So much to gain from the AEC

Categories: JFC News

Date: 18 Jun 2014

Posted on June 17, 2014 08:16:25 PM

Shanaka Jay Peiris

LAST month’s column discussed the opportunities and challenges posed by ASEAN Economic Community (AEC) 2015 to the region in the run-up to the World Economic Forum (WEF) East Asia meetings in Manila. Now I will focus on AEC and the Philippines.

ASEAN’s potential is huge. If its 10 members were a single country, it would be the world’s third most populous (625 million), with a GDP of $2.4 trillion, trade of $2.5 trillion, and a high share of youth in its population. It would be the largest recipient of foreign direct investments, and among the top exporters of electronics, manufacturing products, palm oil, rubber, and one of the largest tourist destinations. ASEAN economic performance has been strong — annual growth has averaged 5% to 6% in the last 30 years — and its location and rapidly growing middle class can help turn the region into a trade hub for Asia.

The AEC can facilitate the Philippines’s further integration into the global economy and create conditions to foster economic development and inclusion. With 99% of goods of ASEAN origin having zero tariff, growing intra-ASEAN trade is already benefitting the Philippines. Tariffs on sensitive agricultural products (such as rice and sugar) remain elevated, however, and that will need to be phased out and entail some adjustment costs. In addition, non-tariff barriers remain elevated, including high logistics costs (due to inadequate infrastructure and regulatory issues), red tape, and lack of automation and modernization of customs procedures. On the other hand, some neighboring countries subsidize electricity, and this adversely affects the Philippines’ competitiveness, although that is changing with the gradual reduction in energy subsidies in the region.

Deeper regional integration can provide the impetus for reform and embed a “culture of competition.” The AEC, as well as other regional trade agreements, aim to reduce behind-the-border barriers to trade and investment. This can bring new transport infrastructure, transfer advanced technologies, and create new employment in traditional and new sectors.

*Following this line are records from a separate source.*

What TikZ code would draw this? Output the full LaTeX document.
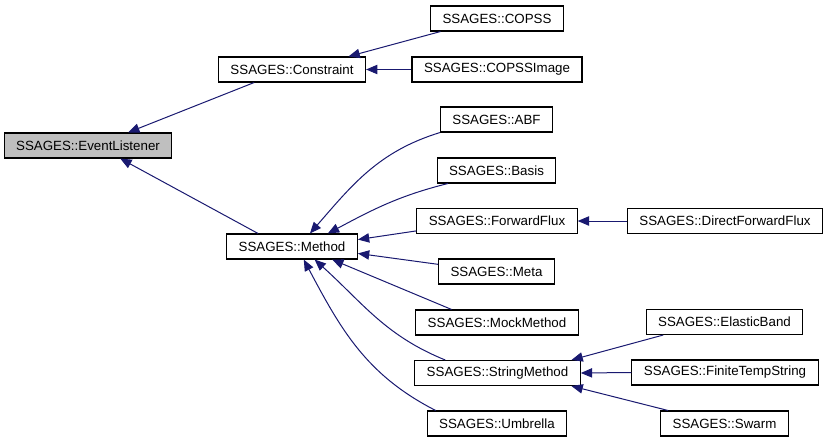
\documentclass[tikz,border=0pt]{standalone}
\usepackage{fontspec}
\setmainfont{Liberation Sans}
\usetikzlibrary{positioning, arrows.meta}

\definecolor{midnightblue}{HTML}{191970}

\begin{document}
\fontsize{10pt}{12pt}\selectfont
\begin{tikzpicture}[x=0.75pt, y=-0.75pt,
    cls/.style={draw, line width=0.8pt, rectangle, align=center, inner xsep=9pt, inner ysep=0pt, minimum height=18.75pt},
    base/.style={cls, fill=black!25},
    edge/.style={{Triangle[length=8.5pt, width=7pt, fill=midnightblue]}-, line width=0.75pt, draw=midnightblue}]
    \useasboundingbox (0, 0) rectangle (827, 443);

    \node (listener) [base] at (88, 145.5) {SSAGES::EventListener};
    \node (constraint) [cls] at (292, 69.5) {SSAGES::Constraint};
    \node (method) [cls] at (292, 246.5) {SSAGES::Method};

    \node (copss) [cls] at (497, 18.5) {SSAGES::COPSS};
    \node (copssimage) [cls] at (497, 69.5) {SSAGES::COPSSImage};
    \node (abf) [cls] at (496.5, 119.5) {SSAGES::ABF};
    \node (basis) [cls] at (496.5, 170.5) {SSAGES::Basis};
    \node (forwardflux) [cls] at (497, 221) {SSAGES::ForwardFlux};
    \node (meta) [cls] at (496.5, 271.5) {SSAGES::Meta};
    \node (mockmethod) [cls] at (497, 322.5) {SSAGES::MockMethod};
    \node (stringmethod) [cls] at (497.5, 373) {SSAGES::StringMethod};
    \node (umbrella) [cls] at (497, 423.5) {SSAGES::Umbrella};

    \node (directff) [cls] at (725, 221) {SSAGES::DirectForwardFlux};
    \node (elasticband) [cls] at (724.5, 322) {SSAGES::ElasticBand};
    \node (finitetemp) [cls] at (725, 372.5) {SSAGES::FiniteTempString};
    \node (swarm) [cls] at (724.5, 423.5) {SSAGES::Swarm};

    % arrows point at the base class
    \draw [edge] (listener.18.7) -- (constraint.199.6);
    \draw [edge] (listener.338.7) -- (method.159.8);

    \draw [edge] (constraint.13.3) -- (copss.193.5);
    \draw [edge] (constraint.east) -- (copssimage.west);

    \draw [edge] (method.36.3) to [out=49, in=197] (abf.193.6);
    \draw [edge] (method.20.2) to [out=28, in=194] (basis.195);
    \draw [edge] (method.6.7) -- (forwardflux.187.2);
    \draw [edge] (method.-6.7) -- (meta.173.5);
    \draw [edge] (method.-18.2) -- (mockmethod.164.5);
    \draw [edge] (method.-30.8) to [out=-42, in=158] (stringmethod.166.6);
    \draw [edge] (method.-48.7) to [out=-62, in=153] (umbrella.168);

    \draw [edge] (forwardflux.east) -- (directff.west);
    \draw [edge] (stringmethod.10.9) -- (elasticband.192.7);
    \draw [edge] (stringmethod.east) -- (finitetemp.west);
    \draw [edge] (stringmethod.-10.9) -- (swarm.167.7);
\end{tikzpicture}
\end{document}
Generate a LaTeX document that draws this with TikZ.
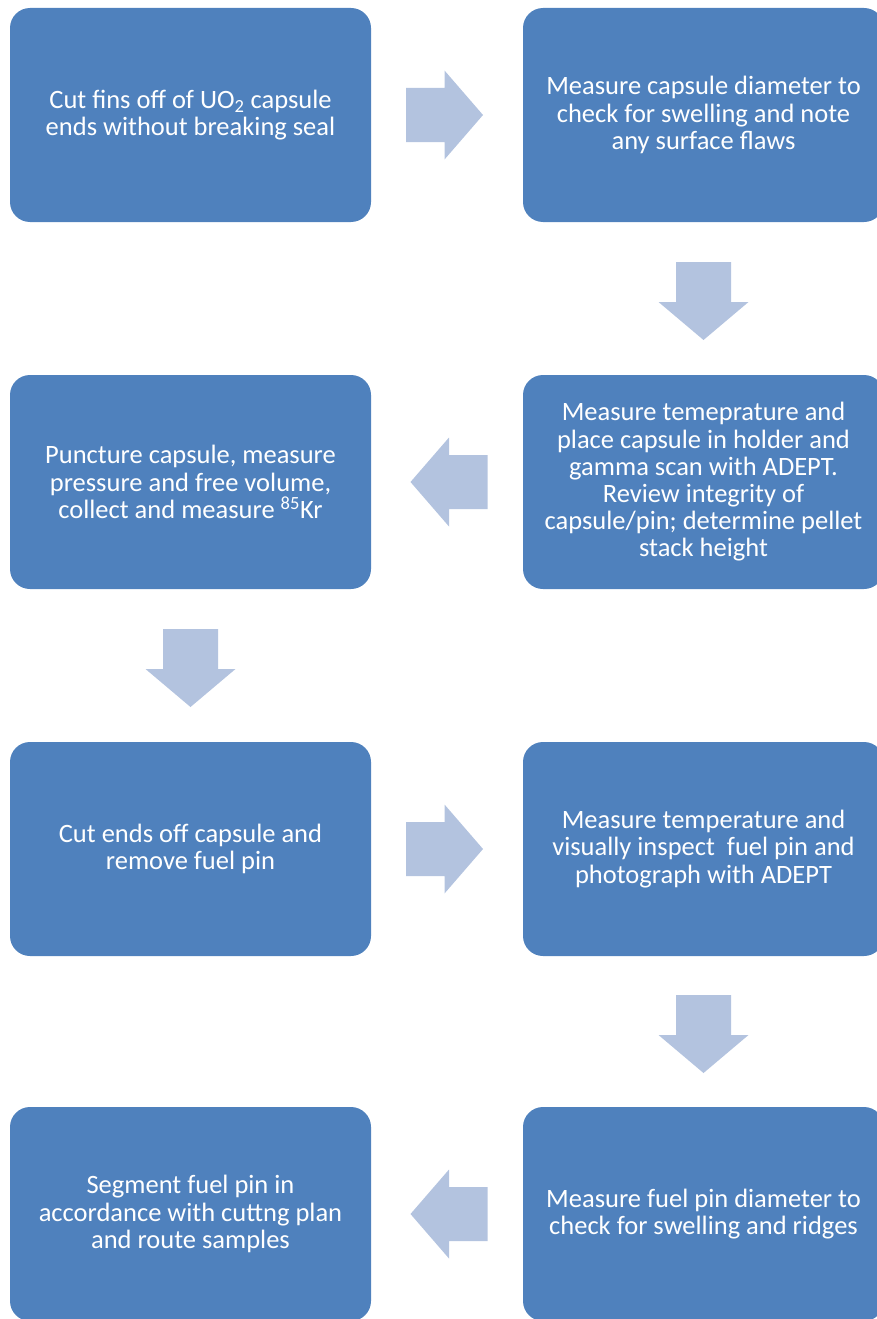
\documentclass[tikz,border=0pt]{standalone}
\usepackage{fontspec}
\setmainfont{Carlito}
\usetikzlibrary{calc}
\definecolor{boxblue}{HTML}{4F81BD}
\definecolor{arrowblue}{HTML}{B3C3DF}
\tikzset{
  x=1pt, y=1pt,
  stepbox/.style={draw=none, fill=boxblue, rounded corners=20pt, minimum width=361pt,
    minimum height=214pt, inner sep=0pt, text=white, align=center,
    font=\fontsize{26.5}{27.2}\selectfont},
  blockarrow/.style={fill=arrowblue, draw=none}
}
\newcommand{\harrow}[2]{% center, direction (1 right, -1 left)
  \begin{scope}[shift={#1}, xscale=#2]
    \path[blockarrow] (-38.5,27) -- (0,27) -- (0,44.5) -- (38.5,0) -- (0,-44.5) -- (0,-27) -- (-38.5,-27) -- cycle;
  \end{scope}}
\newcommand{\varrow}[1]{%
  \begin{scope}[shift={#1}]
    \path[blockarrow] (-27.5,39) -- (27.5,39) -- (27.5,-1) -- (45,-1) -- (0,-39) -- (-45,-1) -- (-27.5,-1) -- cycle;
  \end{scope}}
\begin{document}
\begin{tikzpicture}
\useasboundingbox (0,0) rectangle (877,-1319);
\node[stepbox] (b1) at (190.5,-115) {Cut fins off of UO\textsubscript{2} capsule\\ends without breaking seal};
\node[stepbox] (b2) at (703.5,-115) {Measure capsule diameter to\\check for swelling and note\\any surface flaws};
\node[stepbox] (b3) at (703.5,-482) {Measure temeprature and\\place capsule in holder and\\gamma scan with ADEPT.\\Review integrity of\\capsule/pin; determine pellet\\stack height};
\node[stepbox] (b4) at (190.5,-482) {Puncture capsule, measure\\pressure and free volume,\\collect and measure \textsuperscript{85}Kr};
\node[stepbox] (b5) at (190.5,-849) {Cut ends off capsule and\\remove fuel pin};
\node[stepbox] (b6) at (703.5,-849) {Measure temperature and\\visually inspect\ \ fuel pin and\\photograph with ADEPT};
\node[stepbox] (b7) at (703.5,-1214) {Measure fuel pin diameter to\\check for swelling and ridges};
\node[stepbox] (b8) at (190.5,-1214) {Segment fuel pin in\\accordance with cuttng plan\\and route samples};
\harrow{($(b1.east)!0.5!(b2.west)+(-2.5,0)$)}{1}
\varrow{($(b2.south)!0.5!(b3.north)+(0,-2.5)$)}
\harrow{($(b3.west)!0.5!(b4.east)+(2,0)$)}{-1}
\varrow{($(b4.south)!0.5!(b5.north)+(0,-2.5)$)}
\harrow{($(b5.east)!0.5!(b6.west)+(-2.5,0)$)}{1}
\varrow{($(b6.south)!0.5!(b7.north)+(0,-2.5)$)}
\harrow{($(b7.west)!0.5!(b8.east)+(2,0)$)}{-1}
\end{tikzpicture}
\end{document}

But to partake in these gains, the Philippines will need to relax its restrictive limits on foreign ownership of equity — one of the most restrictive regimes in the region, according to the World Bank’s Investing Across Borders. The Philippines moved up 11 places in the WEF’s Global Competitiveness Index between 2011 and 2013, but it still ranks 59th out of 148 countries, well below Indonesia, due to substandard infrastructure. The Philippines also needs to improve its “soft” infrastructure, including regulatory reforms reducing red tape. Several large Filipino companies already operate within ASEAN and further afield, attesting to their ability to survive — even thrive — in a competitive marketplace.

Many of the benefits of closer integration depend on improved efficiency from economies of scale and greater inclusiveness. Micro-enterprises and small- and medium-size firms are important sources of Philippine GDP and employment, accounting for 30% and 70% of the total, respectively. Many of these informal service firms are prevented from expanding by the burden of red tape and excessive bureaucracy, which act as significant fixed costs for small firms. While the Philippines jumped 30 places in the World Bank’s 2014 Doing Business survey, starting a business and paying taxes remain particularly time consuming. Moreover, small firms generally do not receive the generous tax incentives granted to many larger firms. Expansion is also constrained by labor market rigidities, such as high firing costs and a prohibition on any firm ever signing a short-term contract with a worker with whom it has previously contracted, leading to high labor turnover and training costs. As a result of these high costs of operating in the formal sector, firms may opt to stay small to remain “below the radar” of the official sector and often rely on financial services provided by the informal sector, which tend to be costly.

Agri-business in rural areas where most of the poor are could cater to the growing regional market, particularly with the onset of peace in Mindanao. In addition to law and order issues of the past, the incomplete assignment of property rights has stunted investment, productivity and employment because land cannot be monetized. Granting individual — rather than collective — land ownership for small land parcels and rationalizing land use plans would allow land to be used as collateral for loans. In addition, improving supply chain links through farm-to-market roads and liberalizing inter-island shipping would reduce logistics costs, thereby opening up new markets and increasing the rate of return on farming.

China is in the process of rebalancing its growth drivers from external demand and related investment, toward a more consumption-based economy that could benefit ASEAN countries. Specifically, many ASEAN countries produce a wide variety of consumer goods. The tightening of the Chinese labor market can be expected to lead to outward investments as Chinese firms and multinationals establish new production bases abroad, especially in those ASEAN countries like the Philippines with rapidly growing work forces. Also, demand for ASEAN services, such as tourism and education, can be expected to increase. The Philippines can hope to benefit from these trends by further opening up to foreign direct investments and reducing the costs of doing business.